In più, si sa che gli italiani sono disposti a pagare, una prassi che il comando americano avversa fortemente.

Dopo la liberazione della giornalista - affermano le nostre fonti - i militari Usa avevano tutta l’intenzione di interrogarla e, in caso di rifiuto, erano disposti anche a un fermo. E questo sarebbe stato, ovviamente, un disastro d’immagine per le autorità italiane oltre che un ulteriore calvario per la giornalista.

Da qui la decisione di accelerare il ritorno della Sgrena in patria. Calipari è costretto a cambiare velocemente i suoi piani, fidando nella benevola collaborazione del responsabile Cia in aeroporto per raggiungere senza troppi intralci la scaletta dell’aereo dell’aereonautica in attesa.

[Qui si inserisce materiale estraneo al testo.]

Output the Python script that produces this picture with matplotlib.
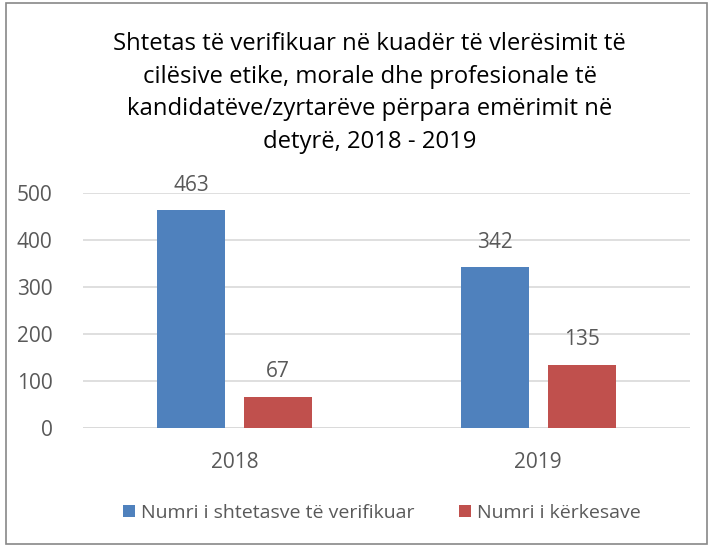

Ma i marines all’ultimo check-point non sono informati di nulla.

E comunque non riconoscono l’auto.

Il convoglio italiano non raggiungerà mai la sua meta.

Un faro, appena un lampo.

Nessun avvertimento.

Dieci, dodici secondi di raffiche rabbiose (per coprire un solo, unico, colpo molto preciso su Calipari). Poi il buio. Un’altra notte di buio a Baghdad.